### PROBLEM:
Every entry below should be transcribed exactly; pictures stay out of the copy.

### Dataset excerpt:
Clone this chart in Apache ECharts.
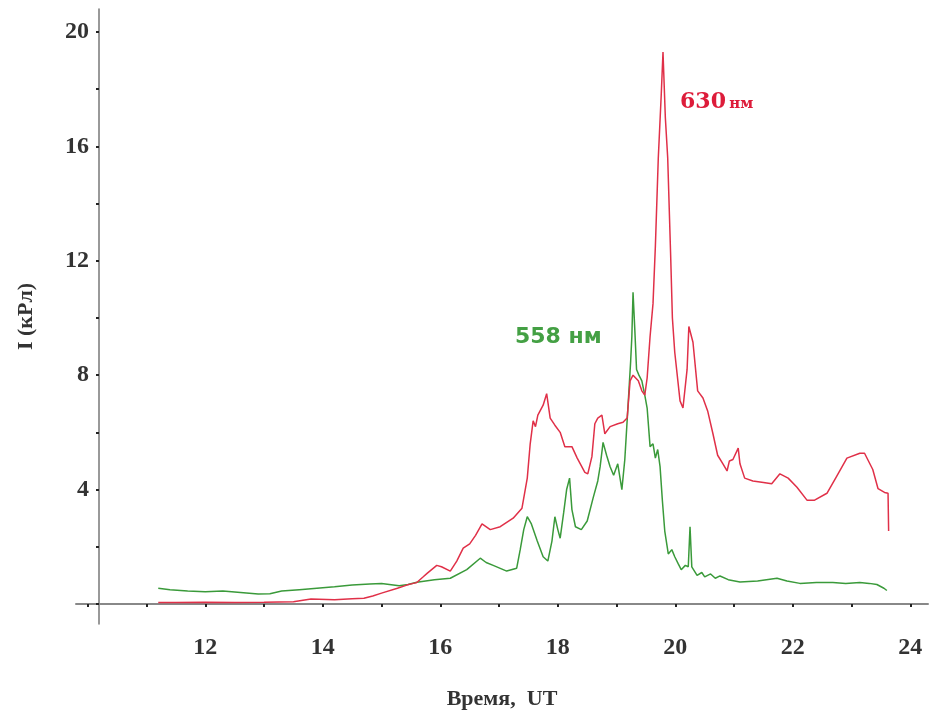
<!DOCTYPE html>
<html>
<head>
<meta charset="utf-8">
<script src="https://cdn.jsdelivr.net/npm/echarts@6/dist/echarts.min.js"></script>
<style>
html,body{margin:0;padding:0;background:#fff;}
#chart{width:929px;height:715px;}
</style>
</head>
<body>
<div id="chart"></div>
<script>
// 558 nm (green) series
const timeGreen = [11.2,11.4,11.7,12.0,12.3,12.6,12.9,13.1,13.3,13.6,13.9,14.2,14.5,14.8,15.0,15.3,15.45,15.6,15.9,16.17,16.45,16.68,16.78,16.9,17.13,17.3,17.36,17.42,17.48,17.55,17.65,17.75,17.83,17.9,17.95,18.0,18.04,18.1,18.15,18.2,18.24,18.3,18.4,18.5,18.6,18.68,18.72,18.77,18.83,18.89,18.95,19.02,19.09,19.14,19.2,19.24,19.26,19.28,19.31,19.34,19.38,19.43,19.48,19.52,19.57,19.62,19.66,19.7,19.74,19.78,19.82,19.88,19.94,19.99,20.05,20.1,20.17,20.22,20.25,20.28,20.37,20.45,20.5,20.6,20.68,20.76,20.9,21.1,21.4,21.73,21.9,22.12,22.4,22.68,22.9,23.14,23.3,23.43,23.55,23.6];
const valueGreen = [0.55,0.5,0.45,0.43,0.45,0.4,0.35,0.36,0.45,0.5,0.55,0.6,0.66,0.7,0.72,0.64,0.68,0.76,0.85,0.9,1.2,1.6,1.45,1.35,1.15,1.25,1.9,2.6,3.05,2.8,2.2,1.65,1.5,2.2,3.05,2.6,2.3,3.2,4.0,4.4,3.3,2.7,2.6,2.9,3.7,4.3,4.8,5.65,5.2,4.8,4.5,4.9,4.0,5.05,7.1,8.5,9.35,10.9,9.6,8.2,8.0,7.8,7.3,6.85,5.5,5.6,5.1,5.4,4.8,3.6,2.55,1.75,1.9,1.65,1.4,1.2,1.35,1.3,2.7,1.3,1.0,1.1,0.95,1.05,0.9,0.98,0.85,0.77,0.8,0.9,0.8,0.72,0.75,0.75,0.72,0.75,0.72,0.68,0.55,0.47];

// 630 nm (red) series
const timeRed = [11.2,11.5,12.0,12.5,13.0,13.5,13.8,14.2,14.5,14.7,14.85,15.0,15.27,15.43,15.54,15.6,15.71,15.78,15.94,16.02,16.17,16.28,16.39,16.5,16.6,16.71,16.85,17.02,17.24,17.39,17.48,17.53,17.58,17.62,17.66,17.75,17.81,17.87,17.95,18.04,18.12,18.24,18.33,18.46,18.51,18.58,18.63,18.68,18.75,18.8,18.89,19.02,19.11,19.18,19.23,19.28,19.37,19.43,19.48,19.52,19.57,19.62,19.66,19.71,19.76,19.79,19.83,19.87,19.92,19.95,19.99,20.08,20.13,20.2,20.23,20.3,20.38,20.47,20.55,20.64,20.72,20.81,20.88,20.92,20.98,21.07,21.1,21.18,21.32,21.5,21.64,21.78,21.92,22.07,22.24,22.37,22.58,22.75,22.92,23.14,23.22,23.36,23.45,23.56,23.62,23.63];
const valueRed = [0.05,0.05,0.06,0.05,0.06,0.08,0.17,0.15,0.18,0.2,0.28,0.38,0.55,0.66,0.72,0.75,0.95,1.08,1.35,1.3,1.15,1.5,1.95,2.1,2.4,2.8,2.6,2.7,3.0,3.35,4.4,5.6,6.4,6.2,6.6,6.95,7.35,6.5,6.25,6.0,5.5,5.5,5.1,4.6,4.55,5.15,6.3,6.5,6.6,5.95,6.2,6.3,6.35,6.5,7.8,8.0,7.8,7.45,7.3,7.9,9.35,10.5,12.5,15.6,17.8,19.3,17.0,15.6,12.2,10.0,8.8,7.1,6.85,8.2,9.7,9.15,7.45,7.2,6.75,5.95,5.2,4.9,4.65,5.0,5.05,5.45,4.9,4.4,4.3,4.25,4.2,4.55,4.4,4.08,3.63,3.63,3.87,4.48,5.1,5.27,5.27,4.7,4.03,3.9,3.87,2.55];

// annotation anchors [time, intensity]
const labelRedPos = [20.08, 17.55];
const labelGreenPos = [17.27, 9.34];

const xMin = 9.8, xMax = 24.3, yMin = -0.7, yMax = 20.8;

const zip = (a, b) => a.map((v, i) => [v, b[i]]);

const chart = echarts.init(document.getElementById('chart'), null, {renderer: 'canvas'});
chart.setOption({
  animation: false,
  backgroundColor: '#fff',
  grid: {left: 76, right: 1, top: 9, bottom: 72, containLabel: false},
  xAxis: {
    type: 'value', min: xMin, max: xMax, splitNumber: 15,
    name: 'Время,  UT', nameLocation: 'middle', nameGap: 64,
    nameTextStyle: {fontFamily: 'Liberation Serif', fontSize: 22, fontWeight: 'bold', color: '#333'},
    axisLine: {onZero: true, lineStyle: {color: '#888', width: 2}},
    axisTick: {show: true, length: 3, inside: false, lineStyle: {color: '#222', width: 2}},
    splitLine: {show: false},
    axisLabel: {
      margin: 12, fontFamily: 'Liberation Serif', fontSize: 24, fontWeight: 'bold', color: '#333',
      showMinLabel: false, showMaxLabel: false,
      formatter: v => (Math.abs(v - Math.round(v)) < 1e-6 && Math.round(v) % 2 === 0 && v >= 12) ? String(Math.round(v)) : ''
    }
  },
  yAxis: {
    type: 'value', min: yMin, max: yMax, splitNumber: 11, offset: -23,
    name: 'I (кРл)', nameLocation: 'middle', nameGap: 62, nameRotate: 90,
    nameTextStyle: {fontFamily: 'Liberation Serif', fontSize: 22, fontWeight: 'bold', color: '#333'},
    axisLine: {show: true, onZero: false, lineStyle: {color: '#777', width: 1.5}},
    axisTick: {show: true, length: 3, lineStyle: {color: '#222', width: 2}},
    splitLine: {show: false},
    axisLabel: {
      margin: 10, fontFamily: 'Liberation Serif', fontSize: 24, fontWeight: 'bold', color: '#333',
      showMinLabel: false, showMaxLabel: false,
      formatter: v => (Math.abs(v - Math.round(v)) < 1e-6 && Math.round(v) % 4 === 0 && v > 0) ? String(Math.round(v)) : ''
    }
  },
  series: [
    {
      name: '558 нм', type: 'line', data: zip(timeGreen, valueGreen),
      showSymbol: false, symbol: 'none', smooth: false,
      lineStyle: {color: '#3a9a3a', width: 1.5},
      markPoint: {
        symbol: 'circle', symbolSize: 0,
        data: [{coord: labelGreenPos, value: '558 нм'}],
        label: {show: true, position: 'right', distance: 0, formatter: '558 нм',
          fontFamily: 'DejaVu Sans', fontSize: 22, fontWeight: 'bold', color: '#44a044'}
      }
    },
    {
      name: '630 нм', type: 'line', data: zip(timeRed, valueRed),
      showSymbol: false, symbol: 'none', smooth: false,
      lineStyle: {color: '#e03048', width: 1.5},
      markPoint: {
        symbol: 'circle', symbolSize: 0,
        data: [{coord: labelRedPos, value: '630 нм'}],
        label: {show: true, position: 'right', distance: 0,
          formatter: '{a|630} {b|нм}',
          rich: {
            a: {fontFamily: 'DejaVu Serif', fontSize: 22, fontWeight: 'bold', color: '#dd1c3a'},
            b: {fontFamily: 'DejaVu Serif', fontSize: 15, fontWeight: 'bold', color: '#dd1c3a', padding: [4, 0, 0, 0]}
          }}
      }
    }
  ]
});
</script>
</body>
</html>
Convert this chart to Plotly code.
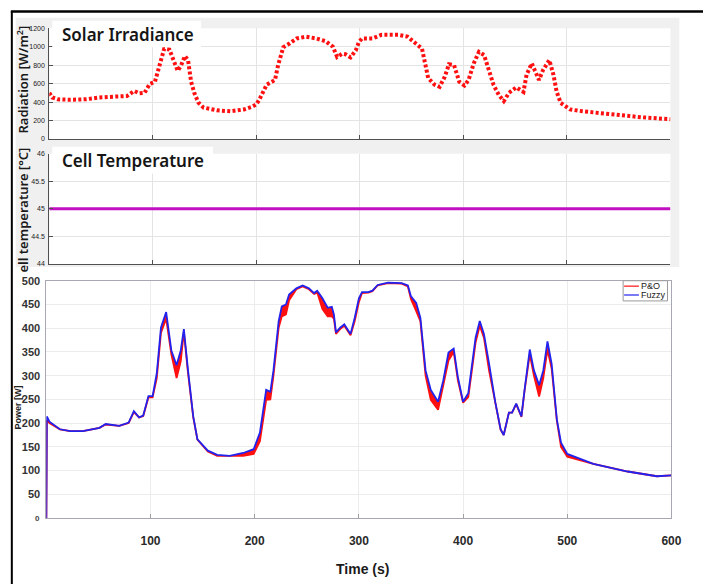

### SOLUTION FOR THIS EXERCISE:
Clone this chart in Apache ECharts.
<!DOCTYPE html>
<html>
<head>
<meta charset="utf-8">
<script src="https://cdn.jsdelivr.net/npm/echarts@6/dist/echarts.min.js"></script>
<style>
html,body{margin:0;padding:0;background:#fff;}
#chart{width:929px;height:715px;}
</style>
</head>
<body>
<div id="chart"></div>
<script>
// 558 nm (green) series
const timeGreen = [11.2,11.4,11.7,12.0,12.3,12.6,12.9,13.1,13.3,13.6,13.9,14.2,14.5,14.8,15.0,15.3,15.45,15.6,15.9,16.17,16.45,16.68,16.78,16.9,17.13,17.3,17.36,17.42,17.48,17.55,17.65,17.75,17.83,17.9,17.95,18.0,18.04,18.1,18.15,18.2,18.24,18.3,18.4,18.5,18.6,18.68,18.72,18.77,18.83,18.89,18.95,19.02,19.09,19.14,19.2,19.24,19.26,19.28,19.31,19.34,19.38,19.43,19.48,19.52,19.57,19.62,19.66,19.7,19.74,19.78,19.82,19.88,19.94,19.99,20.05,20.1,20.17,20.22,20.25,20.28,20.37,20.45,20.5,20.6,20.68,20.76,20.9,21.1,21.4,21.73,21.9,22.12,22.4,22.68,22.9,23.14,23.3,23.43,23.55,23.6];
const valueGreen = [0.55,0.5,0.45,0.43,0.45,0.4,0.35,0.36,0.45,0.5,0.55,0.6,0.66,0.7,0.72,0.64,0.68,0.76,0.85,0.9,1.2,1.6,1.45,1.35,1.15,1.25,1.9,2.6,3.05,2.8,2.2,1.65,1.5,2.2,3.05,2.6,2.3,3.2,4.0,4.4,3.3,2.7,2.6,2.9,3.7,4.3,4.8,5.65,5.2,4.8,4.5,4.9,4.0,5.05,7.1,8.5,9.35,10.9,9.6,8.2,8.0,7.8,7.3,6.85,5.5,5.6,5.1,5.4,4.8,3.6,2.55,1.75,1.9,1.65,1.4,1.2,1.35,1.3,2.7,1.3,1.0,1.1,0.95,1.05,0.9,0.98,0.85,0.77,0.8,0.9,0.8,0.72,0.75,0.75,0.72,0.75,0.72,0.68,0.55,0.47];

// 630 nm (red) series
const timeRed = [11.2,11.5,12.0,12.5,13.0,13.5,13.8,14.2,14.5,14.7,14.85,15.0,15.27,15.43,15.54,15.6,15.71,15.78,15.94,16.02,16.17,16.28,16.39,16.5,16.6,16.71,16.85,17.02,17.24,17.39,17.48,17.53,17.58,17.62,17.66,17.75,17.81,17.87,17.95,18.04,18.12,18.24,18.33,18.46,18.51,18.58,18.63,18.68,18.75,18.8,18.89,19.02,19.11,19.18,19.23,19.28,19.37,19.43,19.48,19.52,19.57,19.62,19.66,19.71,19.76,19.79,19.83,19.87,19.92,19.95,19.99,20.08,20.13,20.2,20.23,20.3,20.38,20.47,20.55,20.64,20.72,20.81,20.88,20.92,20.98,21.07,21.1,21.18,21.32,21.5,21.64,21.78,21.92,22.07,22.24,22.37,22.58,22.75,22.92,23.14,23.22,23.36,23.45,23.56,23.62,23.63];
const valueRed = [0.05,0.05,0.06,0.05,0.06,0.08,0.17,0.15,0.18,0.2,0.28,0.38,0.55,0.66,0.72,0.75,0.95,1.08,1.35,1.3,1.15,1.5,1.95,2.1,2.4,2.8,2.6,2.7,3.0,3.35,4.4,5.6,6.4,6.2,6.6,6.95,7.35,6.5,6.25,6.0,5.5,5.5,5.1,4.6,4.55,5.15,6.3,6.5,6.6,5.95,6.2,6.3,6.35,6.5,7.8,8.0,7.8,7.45,7.3,7.9,9.35,10.5,12.5,15.6,17.8,19.3,17.0,15.6,12.2,10.0,8.8,7.1,6.85,8.2,9.7,9.15,7.45,7.2,6.75,5.95,5.2,4.9,4.65,5.0,5.05,5.45,4.9,4.4,4.3,4.25,4.2,4.55,4.4,4.08,3.63,3.63,3.87,4.48,5.1,5.27,5.27,4.7,4.03,3.9,3.87,2.55];

// annotation anchors [time, intensity]
const labelRedPos = [20.08, 17.55];
const labelGreenPos = [17.27, 9.34];

const xMin = 9.8, xMax = 24.3, yMin = -0.7, yMax = 20.8;

const zip = (a, b) => a.map((v, i) => [v, b[i]]);

const chart = echarts.init(document.getElementById('chart'), null, {renderer: 'canvas'});
chart.setOption({
  animation: false,
  backgroundColor: '#fff',
  grid: {left: 76, right: 1, top: 9, bottom: 72, containLabel: false},
  xAxis: {
    type: 'value', min: xMin, max: xMax, splitNumber: 15,
    name: 'Время,  UT', nameLocation: 'middle', nameGap: 64,
    nameTextStyle: {fontFamily: 'Liberation Serif', fontSize: 22, fontWeight: 'bold', color: '#333'},
    axisLine: {onZero: true, lineStyle: {color: '#888', width: 2}},
    axisTick: {show: true, length: 3, inside: false, lineStyle: {color: '#222', width: 2}},
    splitLine: {show: false},
    axisLabel: {
      margin: 12, fontFamily: 'Liberation Serif', fontSize: 24, fontWeight: 'bold', color: '#333',
      showMinLabel: false, showMaxLabel: false,
      formatter: v => (Math.abs(v - Math.round(v)) < 1e-6 && Math.round(v) % 2 === 0 && v >= 12) ? String(Math.round(v)) : ''
    }
  },
  yAxis: {
    type: 'value', min: yMin, max: yMax, splitNumber: 11, offset: -23,
    name: 'I (кРл)', nameLocation: 'middle', nameGap: 62, nameRotate: 90,
    nameTextStyle: {fontFamily: 'Liberation Serif', fontSize: 22, fontWeight: 'bold', color: '#333'},
    axisLine: {show: true, onZero: false, lineStyle: {color: '#777', width: 1.5}},
    axisTick: {show: true, length: 3, lineStyle: {color: '#222', width: 2}},
    splitLine: {show: false},
    axisLabel: {
      margin: 10, fontFamily: 'Liberation Serif', fontSize: 24, fontWeight: 'bold', color: '#333',
      showMinLabel: false, showMaxLabel: false,
      formatter: v => (Math.abs(v - Math.round(v)) < 1e-6 && Math.round(v) % 4 === 0 && v > 0) ? String(Math.round(v)) : ''
    }
  },
  series: [
    {
      name: '558 нм', type: 'line', data: zip(timeGreen, valueGreen),
      showSymbol: false, symbol: 'none', smooth: false,
      lineStyle: {color: '#3a9a3a', width: 1.5},
      markPoint: {
        symbol: 'circle', symbolSize: 0,
        data: [{coord: labelGreenPos, value: '558 нм'}],
        label: {show: true, position: 'right', distance: 0, formatter: '558 нм',
          fontFamily: 'DejaVu Sans', fontSize: 22, fontWeight: 'bold', color: '#44a044'}
      }
    },
    {
      name: '630 нм', type: 'line', data: zip(timeRed, valueRed),
      showSymbol: false, symbol: 'none', smooth: false,
      lineStyle: {color: '#e03048', width: 1.5},
      markPoint: {
        symbol: 'circle', symbolSize: 0,
        data: [{coord: labelRedPos, value: '630 нм'}],
        label: {show: true, position: 'right', distance: 0,
          formatter: '{a|630} {b|нм}',
          rich: {
            a: {fontFamily: 'DejaVu Serif', fontSize: 22, fontWeight: 'bold', color: '#dd1c3a'},
            b: {fontFamily: 'DejaVu Serif', fontSize: 15, fontWeight: 'bold', color: '#dd1c3a', padding: [4, 0, 0, 0]}
          }}
      }
    }
  ]
});
</script>
</body>
</html>
Convert this chart to Plotly code.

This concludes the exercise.